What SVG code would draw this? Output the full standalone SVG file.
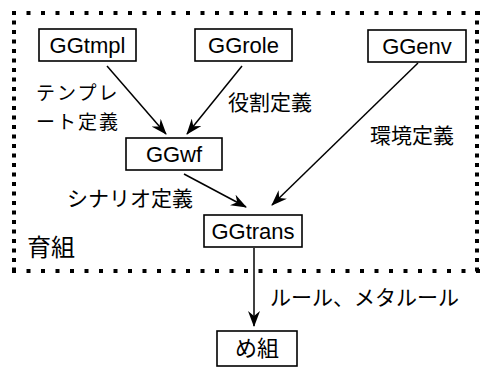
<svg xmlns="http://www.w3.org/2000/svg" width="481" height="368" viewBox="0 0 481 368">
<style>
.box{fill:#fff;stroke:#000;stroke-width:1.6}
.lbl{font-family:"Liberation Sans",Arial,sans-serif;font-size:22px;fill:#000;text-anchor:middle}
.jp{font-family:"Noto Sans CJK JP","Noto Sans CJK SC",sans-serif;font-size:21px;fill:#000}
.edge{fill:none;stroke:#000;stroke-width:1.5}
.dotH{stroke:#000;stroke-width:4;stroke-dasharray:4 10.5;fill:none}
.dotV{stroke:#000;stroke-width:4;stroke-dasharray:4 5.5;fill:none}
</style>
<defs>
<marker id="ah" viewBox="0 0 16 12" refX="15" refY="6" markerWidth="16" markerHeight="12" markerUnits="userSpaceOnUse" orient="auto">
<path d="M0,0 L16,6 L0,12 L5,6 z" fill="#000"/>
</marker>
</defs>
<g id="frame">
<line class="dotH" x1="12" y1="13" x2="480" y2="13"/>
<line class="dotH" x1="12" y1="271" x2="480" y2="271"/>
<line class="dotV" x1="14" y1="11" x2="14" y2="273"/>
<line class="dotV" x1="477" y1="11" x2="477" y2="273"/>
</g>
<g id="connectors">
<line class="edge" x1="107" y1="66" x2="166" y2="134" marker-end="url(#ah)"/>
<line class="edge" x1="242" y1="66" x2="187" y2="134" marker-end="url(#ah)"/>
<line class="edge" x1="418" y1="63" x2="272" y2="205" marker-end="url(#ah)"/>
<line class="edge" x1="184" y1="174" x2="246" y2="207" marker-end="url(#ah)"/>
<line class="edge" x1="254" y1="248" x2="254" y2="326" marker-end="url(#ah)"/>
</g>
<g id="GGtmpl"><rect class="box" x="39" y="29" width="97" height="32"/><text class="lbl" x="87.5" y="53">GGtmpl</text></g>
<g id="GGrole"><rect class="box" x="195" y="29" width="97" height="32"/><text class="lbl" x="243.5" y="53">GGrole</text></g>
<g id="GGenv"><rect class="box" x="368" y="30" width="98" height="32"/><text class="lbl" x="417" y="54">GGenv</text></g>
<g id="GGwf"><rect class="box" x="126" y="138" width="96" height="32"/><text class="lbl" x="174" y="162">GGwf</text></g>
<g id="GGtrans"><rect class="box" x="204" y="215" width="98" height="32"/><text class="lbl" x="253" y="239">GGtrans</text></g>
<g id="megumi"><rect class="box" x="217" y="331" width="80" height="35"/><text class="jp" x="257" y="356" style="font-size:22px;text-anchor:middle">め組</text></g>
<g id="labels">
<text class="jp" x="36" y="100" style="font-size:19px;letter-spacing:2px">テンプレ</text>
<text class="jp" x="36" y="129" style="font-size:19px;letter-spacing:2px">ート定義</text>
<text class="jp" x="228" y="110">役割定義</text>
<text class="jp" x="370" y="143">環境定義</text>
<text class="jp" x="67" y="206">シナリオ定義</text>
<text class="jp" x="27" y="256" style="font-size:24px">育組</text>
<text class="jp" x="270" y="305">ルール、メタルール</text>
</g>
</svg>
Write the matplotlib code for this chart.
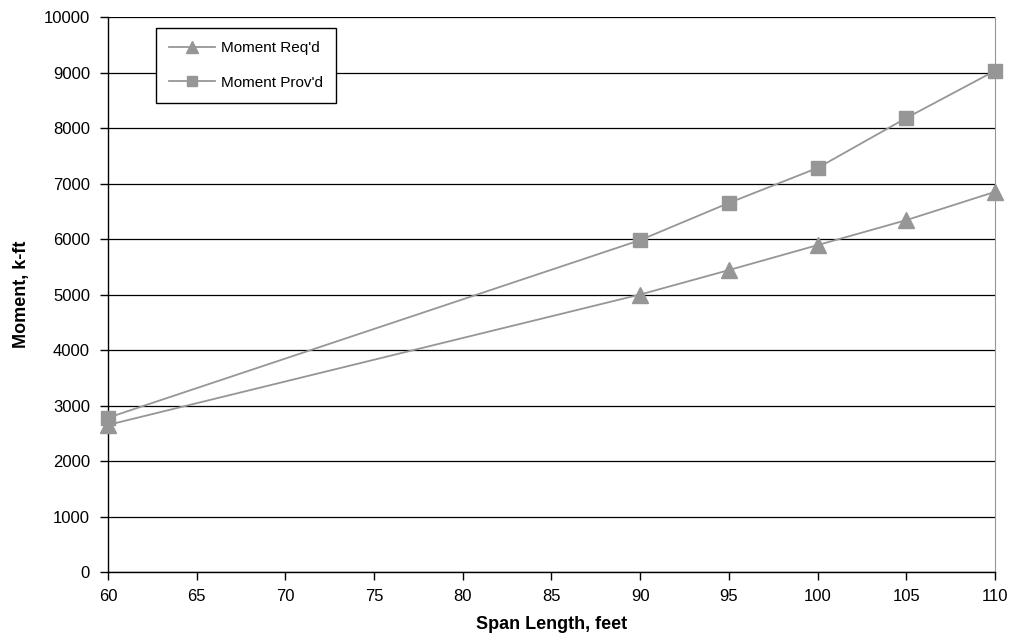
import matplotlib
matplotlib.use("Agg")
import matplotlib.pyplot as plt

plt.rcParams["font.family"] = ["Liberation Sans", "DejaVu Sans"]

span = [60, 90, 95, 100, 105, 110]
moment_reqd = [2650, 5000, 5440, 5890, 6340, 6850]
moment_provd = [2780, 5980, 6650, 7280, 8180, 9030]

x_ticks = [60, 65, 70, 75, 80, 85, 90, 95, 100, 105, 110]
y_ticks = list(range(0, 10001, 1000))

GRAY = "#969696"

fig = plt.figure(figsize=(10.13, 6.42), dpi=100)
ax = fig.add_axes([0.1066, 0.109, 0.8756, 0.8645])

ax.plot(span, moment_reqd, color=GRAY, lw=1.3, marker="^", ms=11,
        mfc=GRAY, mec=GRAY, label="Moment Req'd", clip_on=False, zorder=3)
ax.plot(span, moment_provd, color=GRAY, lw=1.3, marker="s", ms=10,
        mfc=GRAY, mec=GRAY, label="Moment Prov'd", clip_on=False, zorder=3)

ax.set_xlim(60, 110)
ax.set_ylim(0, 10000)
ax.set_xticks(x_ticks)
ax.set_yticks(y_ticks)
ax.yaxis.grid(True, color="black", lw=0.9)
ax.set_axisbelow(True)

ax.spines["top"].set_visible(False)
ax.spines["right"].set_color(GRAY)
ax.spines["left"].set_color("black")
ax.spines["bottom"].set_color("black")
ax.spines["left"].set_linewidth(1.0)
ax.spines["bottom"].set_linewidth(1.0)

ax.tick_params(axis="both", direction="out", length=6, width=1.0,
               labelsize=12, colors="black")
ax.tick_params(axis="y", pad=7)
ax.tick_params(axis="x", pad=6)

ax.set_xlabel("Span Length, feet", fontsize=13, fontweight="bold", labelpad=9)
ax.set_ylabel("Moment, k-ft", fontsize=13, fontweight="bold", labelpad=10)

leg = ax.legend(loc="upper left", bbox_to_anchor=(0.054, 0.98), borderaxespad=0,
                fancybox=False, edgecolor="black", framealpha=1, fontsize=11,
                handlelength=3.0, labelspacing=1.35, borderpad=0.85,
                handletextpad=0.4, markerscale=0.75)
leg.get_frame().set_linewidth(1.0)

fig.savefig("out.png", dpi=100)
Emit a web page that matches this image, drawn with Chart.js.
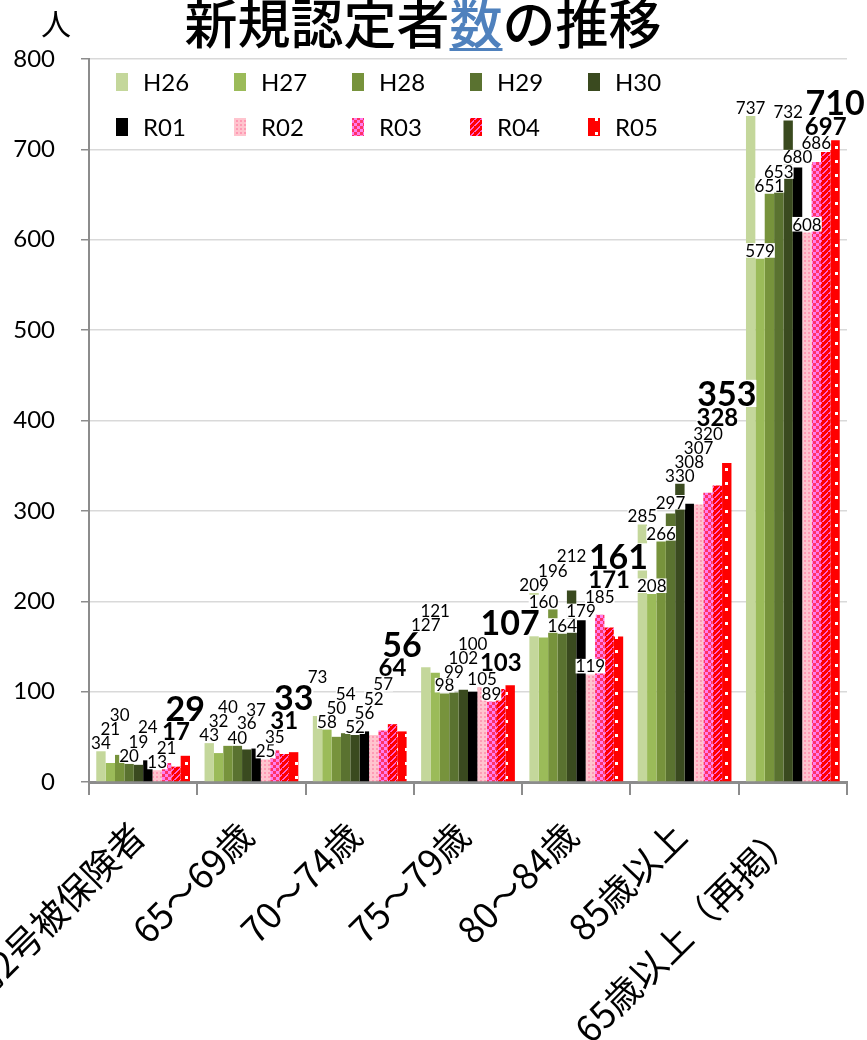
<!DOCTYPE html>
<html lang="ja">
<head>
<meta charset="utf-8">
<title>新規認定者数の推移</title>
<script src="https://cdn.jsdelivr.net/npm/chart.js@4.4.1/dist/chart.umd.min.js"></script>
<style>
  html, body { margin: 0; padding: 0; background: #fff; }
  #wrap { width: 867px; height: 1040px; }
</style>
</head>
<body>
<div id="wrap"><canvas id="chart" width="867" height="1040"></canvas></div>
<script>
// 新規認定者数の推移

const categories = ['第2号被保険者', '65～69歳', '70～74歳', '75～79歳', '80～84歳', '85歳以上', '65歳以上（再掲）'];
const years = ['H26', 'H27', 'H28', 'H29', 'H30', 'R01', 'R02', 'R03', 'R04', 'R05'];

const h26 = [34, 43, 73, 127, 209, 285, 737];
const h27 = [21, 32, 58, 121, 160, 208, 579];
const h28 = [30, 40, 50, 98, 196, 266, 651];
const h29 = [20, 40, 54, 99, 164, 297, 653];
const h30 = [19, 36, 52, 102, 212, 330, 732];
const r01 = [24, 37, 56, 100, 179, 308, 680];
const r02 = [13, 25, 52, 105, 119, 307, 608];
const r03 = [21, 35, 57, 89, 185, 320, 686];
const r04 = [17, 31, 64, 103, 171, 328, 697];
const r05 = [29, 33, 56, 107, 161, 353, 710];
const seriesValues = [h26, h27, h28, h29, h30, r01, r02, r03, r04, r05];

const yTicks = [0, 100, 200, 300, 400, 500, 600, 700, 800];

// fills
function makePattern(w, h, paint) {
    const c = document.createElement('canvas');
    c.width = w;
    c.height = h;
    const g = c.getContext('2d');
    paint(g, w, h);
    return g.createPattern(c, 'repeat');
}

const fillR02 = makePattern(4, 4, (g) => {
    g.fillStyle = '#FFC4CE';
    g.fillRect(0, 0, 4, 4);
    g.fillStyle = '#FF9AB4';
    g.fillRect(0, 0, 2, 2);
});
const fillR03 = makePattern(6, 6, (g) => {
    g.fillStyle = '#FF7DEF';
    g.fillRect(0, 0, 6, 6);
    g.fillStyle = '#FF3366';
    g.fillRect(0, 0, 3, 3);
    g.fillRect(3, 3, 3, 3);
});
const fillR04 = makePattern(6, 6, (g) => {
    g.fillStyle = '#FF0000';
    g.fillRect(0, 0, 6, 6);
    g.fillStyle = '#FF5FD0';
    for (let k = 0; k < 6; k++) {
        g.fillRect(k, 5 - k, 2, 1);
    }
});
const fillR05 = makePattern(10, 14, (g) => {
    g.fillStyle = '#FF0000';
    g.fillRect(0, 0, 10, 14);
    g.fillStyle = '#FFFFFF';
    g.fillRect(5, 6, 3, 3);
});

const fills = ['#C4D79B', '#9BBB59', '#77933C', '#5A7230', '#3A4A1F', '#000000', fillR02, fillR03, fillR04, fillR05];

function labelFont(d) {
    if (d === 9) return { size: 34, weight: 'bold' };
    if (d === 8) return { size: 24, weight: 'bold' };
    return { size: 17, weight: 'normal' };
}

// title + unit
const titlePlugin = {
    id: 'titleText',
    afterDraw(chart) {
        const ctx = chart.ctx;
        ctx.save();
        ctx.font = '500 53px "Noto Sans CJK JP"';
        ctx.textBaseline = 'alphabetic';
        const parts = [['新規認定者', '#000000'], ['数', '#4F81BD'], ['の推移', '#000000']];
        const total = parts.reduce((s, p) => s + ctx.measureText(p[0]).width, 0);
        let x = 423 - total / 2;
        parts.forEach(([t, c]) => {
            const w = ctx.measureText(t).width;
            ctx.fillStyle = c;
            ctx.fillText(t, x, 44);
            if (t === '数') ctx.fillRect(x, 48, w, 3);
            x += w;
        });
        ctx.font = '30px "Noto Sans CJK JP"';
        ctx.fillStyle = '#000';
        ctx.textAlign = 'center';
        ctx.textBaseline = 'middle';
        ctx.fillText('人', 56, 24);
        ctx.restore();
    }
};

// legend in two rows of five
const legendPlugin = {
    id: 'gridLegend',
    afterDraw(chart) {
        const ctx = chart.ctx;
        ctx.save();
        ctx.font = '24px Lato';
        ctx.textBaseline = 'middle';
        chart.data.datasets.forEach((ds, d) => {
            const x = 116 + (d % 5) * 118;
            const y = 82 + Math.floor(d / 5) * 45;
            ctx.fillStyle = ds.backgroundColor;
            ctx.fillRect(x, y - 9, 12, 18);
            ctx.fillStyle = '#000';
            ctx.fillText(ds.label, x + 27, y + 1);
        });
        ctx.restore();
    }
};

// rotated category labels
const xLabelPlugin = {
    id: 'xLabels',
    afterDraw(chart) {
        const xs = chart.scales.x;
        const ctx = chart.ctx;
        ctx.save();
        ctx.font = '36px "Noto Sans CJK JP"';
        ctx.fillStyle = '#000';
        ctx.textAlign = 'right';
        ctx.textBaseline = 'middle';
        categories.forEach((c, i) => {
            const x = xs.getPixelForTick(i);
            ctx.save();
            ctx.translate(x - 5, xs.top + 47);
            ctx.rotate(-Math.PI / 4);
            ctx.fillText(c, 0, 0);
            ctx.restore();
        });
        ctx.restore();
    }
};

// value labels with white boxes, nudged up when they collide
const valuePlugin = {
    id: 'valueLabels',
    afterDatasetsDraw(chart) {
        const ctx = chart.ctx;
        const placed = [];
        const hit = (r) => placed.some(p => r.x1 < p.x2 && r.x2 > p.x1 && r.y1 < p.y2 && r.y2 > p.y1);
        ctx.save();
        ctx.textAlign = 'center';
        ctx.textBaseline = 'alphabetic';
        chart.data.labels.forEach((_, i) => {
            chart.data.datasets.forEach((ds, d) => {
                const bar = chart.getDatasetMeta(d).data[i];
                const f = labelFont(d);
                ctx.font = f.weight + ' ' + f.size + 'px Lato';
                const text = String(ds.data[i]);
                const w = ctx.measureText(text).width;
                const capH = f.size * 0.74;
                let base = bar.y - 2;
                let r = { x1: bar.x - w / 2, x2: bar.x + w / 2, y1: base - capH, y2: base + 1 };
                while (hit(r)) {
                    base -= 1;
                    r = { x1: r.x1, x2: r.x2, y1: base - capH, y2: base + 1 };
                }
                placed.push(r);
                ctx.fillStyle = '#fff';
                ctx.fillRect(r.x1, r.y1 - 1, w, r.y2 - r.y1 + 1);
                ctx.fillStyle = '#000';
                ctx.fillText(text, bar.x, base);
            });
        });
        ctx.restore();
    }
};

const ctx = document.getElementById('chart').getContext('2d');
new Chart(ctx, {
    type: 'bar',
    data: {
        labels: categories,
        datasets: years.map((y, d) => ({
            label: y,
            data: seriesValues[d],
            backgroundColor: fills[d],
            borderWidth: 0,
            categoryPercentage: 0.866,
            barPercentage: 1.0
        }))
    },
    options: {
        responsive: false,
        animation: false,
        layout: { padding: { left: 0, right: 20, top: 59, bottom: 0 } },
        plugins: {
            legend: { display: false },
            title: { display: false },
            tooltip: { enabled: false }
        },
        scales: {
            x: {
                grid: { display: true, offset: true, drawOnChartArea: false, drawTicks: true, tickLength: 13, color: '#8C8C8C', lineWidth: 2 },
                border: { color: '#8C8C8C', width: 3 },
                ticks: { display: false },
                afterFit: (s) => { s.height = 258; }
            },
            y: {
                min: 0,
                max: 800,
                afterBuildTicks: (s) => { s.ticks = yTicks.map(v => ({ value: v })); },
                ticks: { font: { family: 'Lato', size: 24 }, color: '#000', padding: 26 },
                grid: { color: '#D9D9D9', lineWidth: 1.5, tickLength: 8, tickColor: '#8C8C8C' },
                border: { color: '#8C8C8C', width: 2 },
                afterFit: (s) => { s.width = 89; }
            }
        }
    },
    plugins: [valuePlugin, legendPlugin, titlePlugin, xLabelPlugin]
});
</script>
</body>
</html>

--

Extract each line from the entries above that contains the string "this".

:: TASK ANSWER ::
What SVG code would draw this? Output the full standalone SVG file.
Write the matplotlib code for this chart.
Emit a web page that matches this image, drawn with Chart.js.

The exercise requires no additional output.